Euphoria (אופוריה, Oforia) is an Israeli teen drama television series created and written by Ron Leshem, Dafna Levin, Daniel Amsel, and Timira Yardeni, and directed by Dafna Levin, broadcast on Hot 3 from 30 November 2012 to 1 February 2013. The series follows a group of 17-year-olds dealing with sex, addiction, and loss. Adults appear in the series only rarely, and are always filmed at an angle that obscures their faces. Some of the series' plot is based on real events. Skins has been named as an influence on the creators of the series. The show was met with controversy by Israeli officials, such as Orli Yehezkel of the Cable and Satellite Broadcasting Council, who called for the miniseries to be taken off the air.

== Plot ==
The story follows a group of high school students, as they attempt to cope with an uncertain future through the use of drugs and sex. It is based on the true story of a teenager who was murdered outside of a club, and the series takes place one year after that incident.

== Cast and characters ==
- Roni Daloomi as Hofit, a drug-addicted girl cutter who blames herself for Ra'anan's death.
- Kosta Kaplan as Ra'anan, a 16-year-old murdered the year before the events of the series, based on the 2004 murder of Ra'anan Levy.
- Dekel Adin as Kino, Ra'anan's childhood friend, lives alone while his parents are in Shanghai, has an active imagination and is mostly seen sleeping and in a dream world where he spends his time with Ra'anan in search of "Mirando Al Cielo" in South America.
- Maor Schwitzer as Osher Gimpel, nicknamed "Shamen" (fatty), a self-conscious boy, addicted to pornography, experiencing impotence as a result.

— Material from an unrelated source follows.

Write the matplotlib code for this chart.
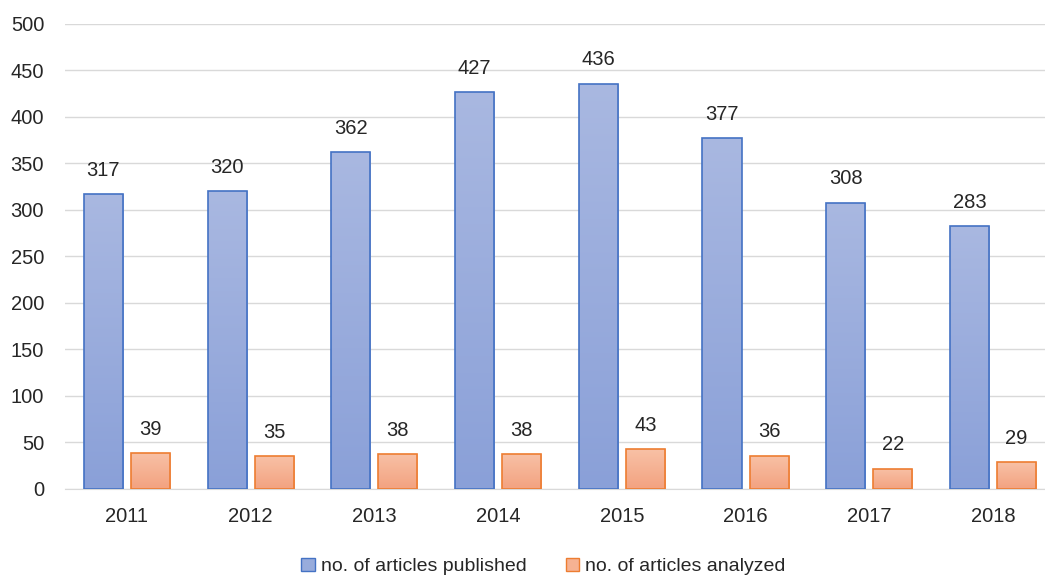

He has sex with the house maid and eventually buys a sex doll.
- Dolev Mesika as Deker Eldar, nicknamed "Tzehubon" (yellow), a shy boy who uses his knowledge of chemistry and online instructional videos to produce and sell hallucinogenic drugs. Dolev is in love with Hofit, whom he later rapes when she rejects him. He tries to get into the pilot course in the IDF.
- Roy Nik as Elkana Eldar, Deker's older brother, an IDF defector who spends most of his time having casual sex and giving advice to the others.
- Amit Erez as Noy Cohen, a lonely overweight girl who begins having casual sex with men per Elkana's advice and is subsequently diagnosed as having HIV.
- Avi Mazliah as Uriel, nicknamed "Mastuli" (stoned), an openly gay drifter/couch surfer who has left home and moves from place to place. Per request, he takes Noy's virginity and later stays with Shuki, who tries to perform conversion therapy on him.
- Uriel Geta as Tomer Samigura, nicknamed "Tomeriko", a young drug dealer and Orthodox Jew who later murders Yizhar, Ra'anan's killer, and broadcasts it live on the internet.
- Tawfeek Barhom as Dudu, a 17-year-old Palestinian and aspiring veterinarian, lives in Kino's apartment building.
- Ofer Hayoun as Shuki Samiguara, Tomeriko's religious older brother, tries to convert Mastuli.

== Reception ==
The show received mixed reviews in Israel, and was cancelled after one season. Yedioth Ahronoth critic Einav Schiff partially credits the cancellation to the show's late time slot, in a time before streaming television or delayed watching was common in Israel, making it difficult for Euphoria to find an audience.

== Adaptations ==
In 2019, Euphoria was adapted into an American television series of the same name by Sam Levinson, which premiered on HBO on 16 June 2019. Leshem and Levin joined the production as executive producers.

In 2025, Euphorie, a German adaptation of the series, premiered on RTL+. The series is directed by Antonia Leyla Schmidt and André Szardenings.